### DIRECTION
Retype each line exactly. Skip images.

____________

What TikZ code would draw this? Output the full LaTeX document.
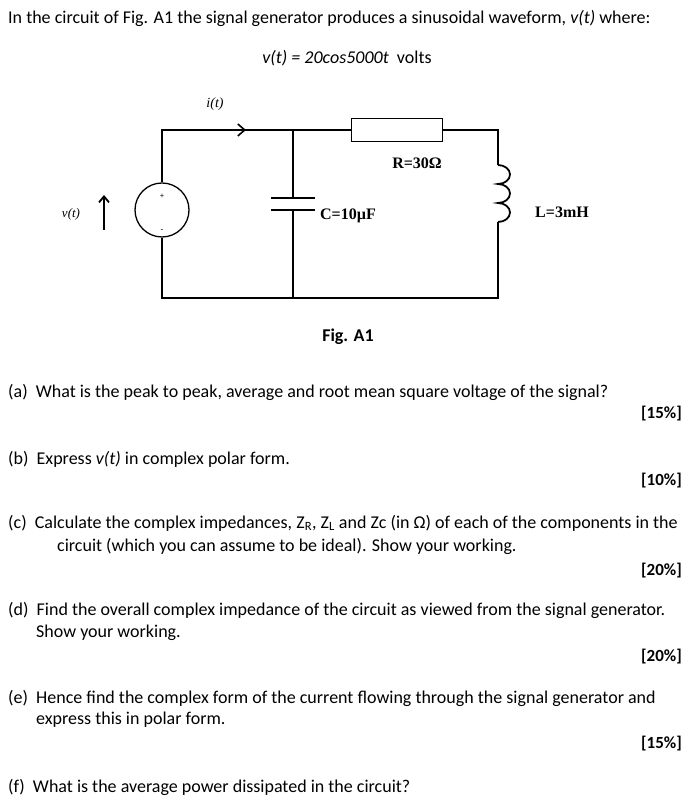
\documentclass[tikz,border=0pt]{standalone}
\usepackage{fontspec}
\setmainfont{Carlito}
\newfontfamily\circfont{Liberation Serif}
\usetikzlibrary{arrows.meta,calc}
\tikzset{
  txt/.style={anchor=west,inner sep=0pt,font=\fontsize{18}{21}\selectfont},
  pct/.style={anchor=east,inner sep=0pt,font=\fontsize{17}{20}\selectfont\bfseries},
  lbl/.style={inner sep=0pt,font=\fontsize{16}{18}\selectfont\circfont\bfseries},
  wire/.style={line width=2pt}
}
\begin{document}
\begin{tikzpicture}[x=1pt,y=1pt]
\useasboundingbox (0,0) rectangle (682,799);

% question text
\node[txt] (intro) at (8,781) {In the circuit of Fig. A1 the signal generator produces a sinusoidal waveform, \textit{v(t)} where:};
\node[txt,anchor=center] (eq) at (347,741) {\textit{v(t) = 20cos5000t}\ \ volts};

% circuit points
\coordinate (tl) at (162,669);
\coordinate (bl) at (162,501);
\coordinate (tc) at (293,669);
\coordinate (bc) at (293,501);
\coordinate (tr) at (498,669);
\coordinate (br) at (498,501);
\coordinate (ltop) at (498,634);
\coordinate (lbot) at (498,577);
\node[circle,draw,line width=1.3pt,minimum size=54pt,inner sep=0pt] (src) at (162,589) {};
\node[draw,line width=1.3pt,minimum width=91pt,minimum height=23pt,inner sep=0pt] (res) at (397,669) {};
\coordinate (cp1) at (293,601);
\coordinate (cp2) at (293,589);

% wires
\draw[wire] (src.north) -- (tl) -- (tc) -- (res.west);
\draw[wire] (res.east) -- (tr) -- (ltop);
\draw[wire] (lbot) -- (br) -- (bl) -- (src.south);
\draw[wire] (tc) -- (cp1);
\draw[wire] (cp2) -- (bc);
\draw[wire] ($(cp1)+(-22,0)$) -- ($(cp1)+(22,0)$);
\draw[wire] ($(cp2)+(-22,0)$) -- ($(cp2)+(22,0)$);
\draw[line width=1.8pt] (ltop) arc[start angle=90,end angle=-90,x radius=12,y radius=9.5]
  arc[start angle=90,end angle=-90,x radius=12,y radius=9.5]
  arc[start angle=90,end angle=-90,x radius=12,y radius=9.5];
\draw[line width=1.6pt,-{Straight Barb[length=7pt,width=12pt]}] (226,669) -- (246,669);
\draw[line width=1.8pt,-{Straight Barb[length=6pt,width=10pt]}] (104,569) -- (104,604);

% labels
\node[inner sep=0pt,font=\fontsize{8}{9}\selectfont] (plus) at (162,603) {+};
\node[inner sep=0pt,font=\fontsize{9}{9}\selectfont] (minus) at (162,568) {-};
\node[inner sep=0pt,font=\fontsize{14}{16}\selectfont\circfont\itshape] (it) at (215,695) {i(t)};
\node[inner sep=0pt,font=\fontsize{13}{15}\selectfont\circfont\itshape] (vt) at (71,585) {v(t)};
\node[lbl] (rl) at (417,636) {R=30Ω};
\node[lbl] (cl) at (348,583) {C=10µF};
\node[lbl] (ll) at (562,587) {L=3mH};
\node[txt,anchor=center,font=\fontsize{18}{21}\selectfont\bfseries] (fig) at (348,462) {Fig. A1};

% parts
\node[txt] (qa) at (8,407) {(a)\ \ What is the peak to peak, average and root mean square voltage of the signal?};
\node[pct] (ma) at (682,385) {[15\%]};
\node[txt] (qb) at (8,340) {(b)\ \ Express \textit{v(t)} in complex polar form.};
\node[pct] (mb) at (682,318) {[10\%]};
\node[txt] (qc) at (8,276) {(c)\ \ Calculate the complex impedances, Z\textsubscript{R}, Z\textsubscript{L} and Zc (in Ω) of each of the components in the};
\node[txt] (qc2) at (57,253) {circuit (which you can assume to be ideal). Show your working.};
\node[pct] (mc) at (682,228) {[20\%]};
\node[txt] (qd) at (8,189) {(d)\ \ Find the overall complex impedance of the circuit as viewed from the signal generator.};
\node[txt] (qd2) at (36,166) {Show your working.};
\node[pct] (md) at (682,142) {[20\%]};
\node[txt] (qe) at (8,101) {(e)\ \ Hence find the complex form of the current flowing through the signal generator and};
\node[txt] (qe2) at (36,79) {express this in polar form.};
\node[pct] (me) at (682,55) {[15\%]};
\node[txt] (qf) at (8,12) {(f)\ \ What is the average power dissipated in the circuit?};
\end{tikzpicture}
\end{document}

____________

### COMPLETE OUTPUT
What TikZ code would draw this? Output the full LaTeX document.
\documentclass[tikz,border=0pt]{standalone}
\usepackage{fontspec}
\setmainfont{Carlito}
\newfontfamily\circfont{Liberation Serif}
\usetikzlibrary{arrows.meta,calc}
\tikzset{
  txt/.style={anchor=west,inner sep=0pt,font=\fontsize{18}{21}\selectfont},
  pct/.style={anchor=east,inner sep=0pt,font=\fontsize{17}{20}\selectfont\bfseries},
  lbl/.style={inner sep=0pt,font=\fontsize{16}{18}\selectfont\circfont\bfseries},
  wire/.style={line width=2pt}
}
\begin{document}
\begin{tikzpicture}[x=1pt,y=1pt]
\useasboundingbox (0,0) rectangle (682,799);

% question text
\node[txt] (intro) at (8,781) {In the circuit of Fig. A1 the signal generator produces a sinusoidal waveform, \textit{v(t)} where:};
\node[txt,anchor=center] (eq) at (347,741) {\textit{v(t) = 20cos5000t}\ \ volts};

% circuit points
\coordinate (tl) at (162,669);
\coordinate (bl) at (162,501);
\coordinate (tc) at (293,669);
\coordinate (bc) at (293,501);
\coordinate (tr) at (498,669);
\coordinate (br) at (498,501);
\coordinate (ltop) at (498,634);
\coordinate (lbot) at (498,577);
\node[circle,draw,line width=1.3pt,minimum size=54pt,inner sep=0pt] (src) at (162,589) {};
\node[draw,line width=1.3pt,minimum width=91pt,minimum height=23pt,inner sep=0pt] (res) at (397,669) {};
\coordinate (cp1) at (293,601);
\coordinate (cp2) at (293,589);

% wires
\draw[wire] (src.north) -- (tl) -- (tc) -- (res.west);
\draw[wire] (res.east) -- (tr) -- (ltop);
\draw[wire] (lbot) -- (br) -- (bl) -- (src.south);
\draw[wire] (tc) -- (cp1);
\draw[wire] (cp2) -- (bc);
\draw[wire] ($(cp1)+(-22,0)$) -- ($(cp1)+(22,0)$);
\draw[wire] ($(cp2)+(-22,0)$) -- ($(cp2)+(22,0)$);
\draw[line width=1.8pt] (ltop) arc[start angle=90,end angle=-90,x radius=12,y radius=9.5]
  arc[start angle=90,end angle=-90,x radius=12,y radius=9.5]
  arc[start angle=90,end angle=-90,x radius=12,y radius=9.5];
\draw[line width=1.6pt,-{Straight Barb[length=7pt,width=12pt]}] (226,669) -- (246,669);
\draw[line width=1.8pt,-{Straight Barb[length=6pt,width=10pt]}] (104,569) -- (104,604);

% labels
\node[inner sep=0pt,font=\fontsize{8}{9}\selectfont] (plus) at (162,603) {+};
\node[inner sep=0pt,font=\fontsize{9}{9}\selectfont] (minus) at (162,568) {-};
\node[inner sep=0pt,font=\fontsize{14}{16}\selectfont\circfont\itshape] (it) at (215,695) {i(t)};
\node[inner sep=0pt,font=\fontsize{13}{15}\selectfont\circfont\itshape] (vt) at (71,585) {v(t)};
\node[lbl] (rl) at (417,636) {R=30Ω};
\node[lbl] (cl) at (348,583) {C=10µF};
\node[lbl] (ll) at (562,587) {L=3mH};
\node[txt,anchor=center,font=\fontsize{18}{21}\selectfont\bfseries] (fig) at (348,462) {Fig. A1};

% parts
\node[txt] (qa) at (8,407) {(a)\ \ What is the peak to peak, average and root mean square voltage of the signal?};
\node[pct] (ma) at (682,385) {[15\%]};
\node[txt] (qb) at (8,340) {(b)\ \ Express \textit{v(t)} in complex polar form.};
\node[pct] (mb) at (682,318) {[10\%]};
\node[txt] (qc) at (8,276) {(c)\ \ Calculate the complex impedances, Z\textsubscript{R}, Z\textsubscript{L} and Zc (in Ω) of each of the components in the};
\node[txt] (qc2) at (57,253) {circuit (which you can assume to be ideal). Show your working.};
\node[pct] (mc) at (682,228) {[20\%]};
\node[txt] (qd) at (8,189) {(d)\ \ Find the overall complex impedance of the circuit as viewed from the signal generator.};
\node[txt] (qd2) at (36,166) {Show your working.};
\node[pct] (md) at (682,142) {[20\%]};
\node[txt] (qe) at (8,101) {(e)\ \ Hence find the complex form of the current flowing through the signal generator and};
\node[txt] (qe2) at (36,79) {express this in polar form.};
\node[pct] (me) at (682,55) {[15\%]};
\node[txt] (qf) at (8,12) {(f)\ \ What is the average power dissipated in the circuit?};
\end{tikzpicture}
\end{document}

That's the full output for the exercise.